[START]
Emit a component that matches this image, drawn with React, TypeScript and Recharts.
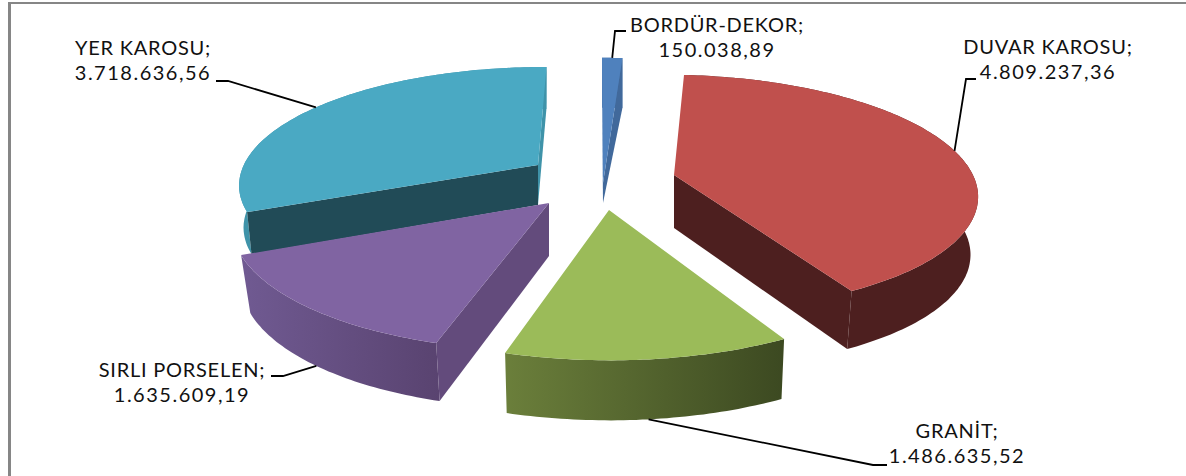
import { PieChart, Pie } from "recharts";

// Painted back to front, so YER KAROSU comes first and the pie is rotated to suit
const sliceNames = ["YER KAROSU", "BORDÜR-DEKOR", "DUVAR KAROSU", "GRANİT", "SIRLI PORSELEN"];
const sliceValues = [3718636.56, 150038.89, 4809237.36, 1486635.52, 1635609.19];

const topColors = ["#4aa9c3", "#4f81bd", "#c0504d", "#9bbb59", "#8064a2"];
const wallColors = ["#3f93a9", "#4a76ab", "#4d1f1f", "url(#granitWall)", "url(#sirliWall)"];
const startFaceColors = ["#214b57", "#4a76ab", "#4d1f1f", "#4a5a2a", "#634b7c"];
const endFaceColors = ["#3f93a9", "#41699b", "#4d1f1f", "#4a5a2a", "#634b7c"];

// Tilted-plane projection of each exploded slice
const frames = [
  { dx: -55, dy: -73, rx: 293.9, sx: 9.8, sy: 0.6, ry: 112.7, kx: 0.985, apexDepth: 40, rimDepth: 42, onWall: false },
  { dx: 10, dy: -55, rx: 294, sx: -1.15, sy: 0, ry: 144, kx: 1, apexDepth: 20, rimDepth: 50, onWall: false },
  { dx: 81, dy: -63, rx: 298.5, sx: -12.4, sy: -0.8, ry: 115.3, kx: 0.975, apexDepth: 53, rimDepth: 58, onWall: false },
  { dx: 16, dy: -28, rx: 314.4, sx: -1.2, sy: -0.2, ry: 127.8, kx: 0.985, apexDepth: 60, rimDepth: 60, onWall: true },
  { dx: -44, dy: -35, rx: 312.4, sx: 7.4, sy: 1, ry: 125.5, kx: 0.97, apexDepth: 53, rimDepth: 58, onWall: true },
];
const PERSPECTIVE = 0.15;

// Label text centre, first baseline and the leader's elbow
const labelSpots = [
  { x: 143, y: 55, lineX: 216, elbowX: 228, elbowY: 81 },
  { x: 717, y: 32, lineX: 626, elbowX: 615, elbowY: 31 },
  { x: 1048, y: 54, lineX: 976, elbowX: 966, elbowY: 79 },
  { x: 957, y: 438, lineX: 887, elbowX: 873, elbowY: 465 },
  { x: 182, y: 377, lineX: 271, elbowX: 283, elbowY: 376 },
];

const total = sliceValues.reduce((a, b) => a + b, 0);
const pieStart = 90 + (360 * sliceValues[0]) / total;

const chartData = sliceNames.map((name, i) => ({ name, value: sliceValues[i] }));

const formatValue = (v: number) =>
  v.toLocaleString("tr-TR", { minimumFractionDigits: 2, maximumFractionDigits: 2 });

// deg is clockwise from 12 o'clock
const rimPoint = (f: any, deg: number) => {
  const rad = (deg * Math.PI) / 180;
  const s = Math.sin(rad);
  const c = Math.cos(rad);
  const w = 1 + PERSPECTIVE * c;
  return { x: (f.rx * s + f.sx * c) / w, y: (f.sy * s - f.ry * c) / w };
};

const lowered = (f: any, p: { x: number; y: number }, depth: number) => ({
  x: p.x * f.kx,
  y: p.y + depth,
});

const toPath = (pts: { x: number; y: number }[], ox: number, oy: number) =>
  "M" + pts.map((p) => `${(p.x + ox).toFixed(1)},${(p.y + oy).toFixed(1)}`).join("L") + "Z";

// A cut face shows only when its normal leans towards the viewer (6 o'clock)
const facesViewer = (normalDeg: number) => Math.cos(((normalDeg - 180) * Math.PI) / 180) > -0.01;

const Slice3D = (props: any) => {
  const { cx, cy, startAngle, endAngle, index } = props;
  const f = frames[index];
  const ox = cx + f.dx;
  const oy = cy + f.dy;
  const from = 90 - startAngle;
  const to = 90 - endAngle;
  const steps = Math.max(2, Math.ceil(to - from));
  const rim = [];
  for (let i = 0; i <= steps; i++) rim.push(rimPoint(f, from + ((to - from) * i) / steps));
  const rimLow = rim.map((p) => lowered(f, p, f.rimDepth));
  const apex = { x: 0, y: 0 };
  const apexLow = lowered(f, apex, f.apexDepth);
  const wall = [...rim, ...[...rimLow].reverse()];
  const startFace = [apex, rim[0], rimLow[0], apexLow];
  const endFace = [apex, rim[steps], rimLow[steps], apexLow];
  return (
    <g>
      <path d={toPath(wall, ox, oy)} fill={wallColors[index]} />
      {facesViewer(from - 90) && <path d={toPath(startFace, ox, oy)} fill={startFaceColors[index]} />}
      {facesViewer(to + 90) && <path d={toPath(endFace, ox, oy)} fill={endFaceColors[index]} />}
      <path d={toPath([apex, ...rim], ox, oy)} fill={topColors[index]} />
    </g>
  );
};

const SliceLabel = (props: any) => {
  const { cx, cy, midAngle, index } = props;
  const f = frames[index];
  const spot = labelSpots[index];
  const mid = rimPoint(f, 90 - midAngle);
  const end = f.onWall ? lowered(f, mid, f.rimDepth) : mid;
  const pts = `${spot.lineX},${spot.elbowY} ${spot.elbowX},${spot.elbowY} ${end.x + cx + f.dx},${end.y + cy + f.dy}`;
  return (
    <g>
      <polyline points={pts} fill="none" stroke="#000" strokeWidth={1.8} />
      <text x={spot.x} y={spot.y} textAnchor="middle" fontFamily="Lato" fontSize={20} letterSpacing={0.75} fill="#111">
        {sliceNames[index]};
      </text>
      <text x={spot.x} y={spot.y + 25} textAnchor="middle" fontFamily="Lato" fontSize={20} letterSpacing={1.5} fill="#111">
        {formatValue(sliceValues[index])}
      </text>
    </g>
  );
};

export default function App() {
  return (
    <div style={{ position: "absolute", left: 0, top: 0, width: 1186, height: 476, background: "#fff", overflow: "hidden" }}>
      <div
        style={{
          position: "absolute",
          left: 8,
          top: 2,
          right: 0,
          bottom: 0,
          borderTop: "2px solid #868686",
          borderLeft: "3px solid #868686",
        }}
      />
      <div style={{ position: "absolute", left: 0, top: 0 }}>
        <PieChart width={1186} height={476} margin={{ top: 0, right: 0, bottom: 0, left: 0 }}>
          <defs>
            <linearGradient id="granitWall" x1="0" y1="0" x2="1" y2="0">
              <stop offset="0%" stopColor="#6b7f3b" />
              <stop offset="100%" stopColor="#3c4921" />
            </linearGradient>
            <linearGradient id="sirliWall" x1="0" y1="0" x2="1" y2="0">
              <stop offset="0%" stopColor="#705a92" />
              <stop offset="100%" stopColor="#594370" />
            </linearGradient>
          </defs>
          <Pie
            data={chartData}
            dataKey="value"
            nameKey="name"
            cx={593}
            cy={238}
            outerRadius={200}
            startAngle={pieStart}
            endAngle={pieStart - 360}
            stroke="none"
            shape={Slice3D}
            label={SliceLabel}
            labelLine={false}
            isAnimationActive={false}
          />
        </PieChart>
      </div>
    </div>
  );
}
[END]
▸ **Prompt**:
Without the pictures, transcribe the listing above exactly.

▸ **Solution for this exercise**:
Emit a component that matches this image, drawn with React, TypeScript and Recharts.
import { PieChart, Pie } from "recharts";

// Painted back to front, so YER KAROSU comes first and the pie is rotated to suit
const sliceNames = ["YER KAROSU", "BORDÜR-DEKOR", "DUVAR KAROSU", "GRANİT", "SIRLI PORSELEN"];
const sliceValues = [3718636.56, 150038.89, 4809237.36, 1486635.52, 1635609.19];

const topColors = ["#4aa9c3", "#4f81bd", "#c0504d", "#9bbb59", "#8064a2"];
const wallColors = ["#3f93a9", "#4a76ab", "#4d1f1f", "url(#granitWall)", "url(#sirliWall)"];
const startFaceColors = ["#214b57", "#4a76ab", "#4d1f1f", "#4a5a2a", "#634b7c"];
const endFaceColors = ["#3f93a9", "#41699b", "#4d1f1f", "#4a5a2a", "#634b7c"];

// Tilted-plane projection of each exploded slice
const frames = [
  { dx: -55, dy: -73, rx: 293.9, sx: 9.8, sy: 0.6, ry: 112.7, kx: 0.985, apexDepth: 40, rimDepth: 42, onWall: false },
  { dx: 10, dy: -55, rx: 294, sx: -1.15, sy: 0, ry: 144, kx: 1, apexDepth: 20, rimDepth: 50, onWall: false },
  { dx: 81, dy: -63, rx: 298.5, sx: -12.4, sy: -0.8, ry: 115.3, kx: 0.975, apexDepth: 53, rimDepth: 58, onWall: false },
  { dx: 16, dy: -28, rx: 314.4, sx: -1.2, sy: -0.2, ry: 127.8, kx: 0.985, apexDepth: 60, rimDepth: 60, onWall: true },
  { dx: -44, dy: -35, rx: 312.4, sx: 7.4, sy: 1, ry: 125.5, kx: 0.97, apexDepth: 53, rimDepth: 58, onWall: true },
];
const PERSPECTIVE = 0.15;

// Label text centre, first baseline and the leader's elbow
const labelSpots = [
  { x: 143, y: 55, lineX: 216, elbowX: 228, elbowY: 81 },
  { x: 717, y: 32, lineX: 626, elbowX: 615, elbowY: 31 },
  { x: 1048, y: 54, lineX: 976, elbowX: 966, elbowY: 79 },
  { x: 957, y: 438, lineX: 887, elbowX: 873, elbowY: 465 },
  { x: 182, y: 377, lineX: 271, elbowX: 283, elbowY: 376 },
];

const total = sliceValues.reduce((a, b) => a + b, 0);
const pieStart = 90 + (360 * sliceValues[0]) / total;

const chartData = sliceNames.map((name, i) => ({ name, value: sliceValues[i] }));

const formatValue = (v: number) =>
  v.toLocaleString("tr-TR", { minimumFractionDigits: 2, maximumFractionDigits: 2 });

// deg is clockwise from 12 o'clock
const rimPoint = (f: any, deg: number) => {
  const rad = (deg * Math.PI) / 180;
  const s = Math.sin(rad);
  const c = Math.cos(rad);
  const w = 1 + PERSPECTIVE * c;
  return { x: (f.rx * s + f.sx * c) / w, y: (f.sy * s - f.ry * c) / w };
};

const lowered = (f: any, p: { x: number; y: number }, depth: number) => ({
  x: p.x * f.kx,
  y: p.y + depth,
});

const toPath = (pts: { x: number; y: number }[], ox: number, oy: number) =>
  "M" + pts.map((p) => `${(p.x + ox).toFixed(1)},${(p.y + oy).toFixed(1)}`).join("L") + "Z";

// A cut face shows only when its normal leans towards the viewer (6 o'clock)
const facesViewer = (normalDeg: number) => Math.cos(((normalDeg - 180) * Math.PI) / 180) > -0.01;

const Slice3D = (props: any) => {
  const { cx, cy, startAngle, endAngle, index } = props;
  const f = frames[index];
  const ox = cx + f.dx;
  const oy = cy + f.dy;
  const from = 90 - startAngle;
  const to = 90 - endAngle;
  const steps = Math.max(2, Math.ceil(to - from));
  const rim = [];
  for (let i = 0; i <= steps; i++) rim.push(rimPoint(f, from + ((to - from) * i) / steps));
  const rimLow = rim.map((p) => lowered(f, p, f.rimDepth));
  const apex = { x: 0, y: 0 };
  const apexLow = lowered(f, apex, f.apexDepth);
  const wall = [...rim, ...[...rimLow].reverse()];
  const startFace = [apex, rim[0], rimLow[0], apexLow];
  const endFace = [apex, rim[steps], rimLow[steps], apexLow];
  return (
    <g>
      <path d={toPath(wall, ox, oy)} fill={wallColors[index]} />
      {facesViewer(from - 90) && <path d={toPath(startFace, ox, oy)} fill={startFaceColors[index]} />}
      {facesViewer(to + 90) && <path d={toPath(endFace, ox, oy)} fill={endFaceColors[index]} />}
      <path d={toPath([apex, ...rim], ox, oy)} fill={topColors[index]} />
    </g>
  );
};

const SliceLabel = (props: any) => {
  const { cx, cy, midAngle, index } = props;
  const f = frames[index];
  const spot = labelSpots[index];
  const mid = rimPoint(f, 90 - midAngle);
  const end = f.onWall ? lowered(f, mid, f.rimDepth) : mid;
  const pts = `${spot.lineX},${spot.elbowY} ${spot.elbowX},${spot.elbowY} ${end.x + cx + f.dx},${end.y + cy + f.dy}`;
  return (
    <g>
      <polyline points={pts} fill="none" stroke="#000" strokeWidth={1.8} />
      <text x={spot.x} y={spot.y} textAnchor="middle" fontFamily="Lato" fontSize={20} letterSpacing={0.75} fill="#111">
        {sliceNames[index]};
      </text>
      <text x={spot.x} y={spot.y + 25} textAnchor="middle" fontFamily="Lato" fontSize={20} letterSpacing={1.5} fill="#111">
        {formatValue(sliceValues[index])}
      </text>
    </g>
  );
};

export default function App() {
  return (
    <div style={{ position: "absolute", left: 0, top: 0, width: 1186, height: 476, background: "#fff", overflow: "hidden" }}>
      <div
        style={{
          position: "absolute",
          left: 8,
          top: 2,
          right: 0,
          bottom: 0,
          borderTop: "2px solid #868686",
          borderLeft: "3px solid #868686",
        }}
      />
      <div style={{ position: "absolute", left: 0, top: 0 }}>
        <PieChart width={1186} height={476} margin={{ top: 0, right: 0, bottom: 0, left: 0 }}>
          <defs>
            <linearGradient id="granitWall" x1="0" y1="0" x2="1" y2="0">
              <stop offset="0%" stopColor="#6b7f3b" />
              <stop offset="100%" stopColor="#3c4921" />
            </linearGradient>
            <linearGradient id="sirliWall" x1="0" y1="0" x2="1" y2="0">
              <stop offset="0%" stopColor="#705a92" />
              <stop offset="100%" stopColor="#594370" />
            </linearGradient>
          </defs>
          <Pie
            data={chartData}
            dataKey="value"
            nameKey="name"
            cx={593}
            cy={238}
            outerRadius={200}
            startAngle={pieStart}
            endAngle={pieStart - 360}
            stroke="none"
            shape={Slice3D}
            label={SliceLabel}
            labelLine={false}
            isAnimationActive={false}
          />
        </PieChart>
      </div>
    </div>
  );
}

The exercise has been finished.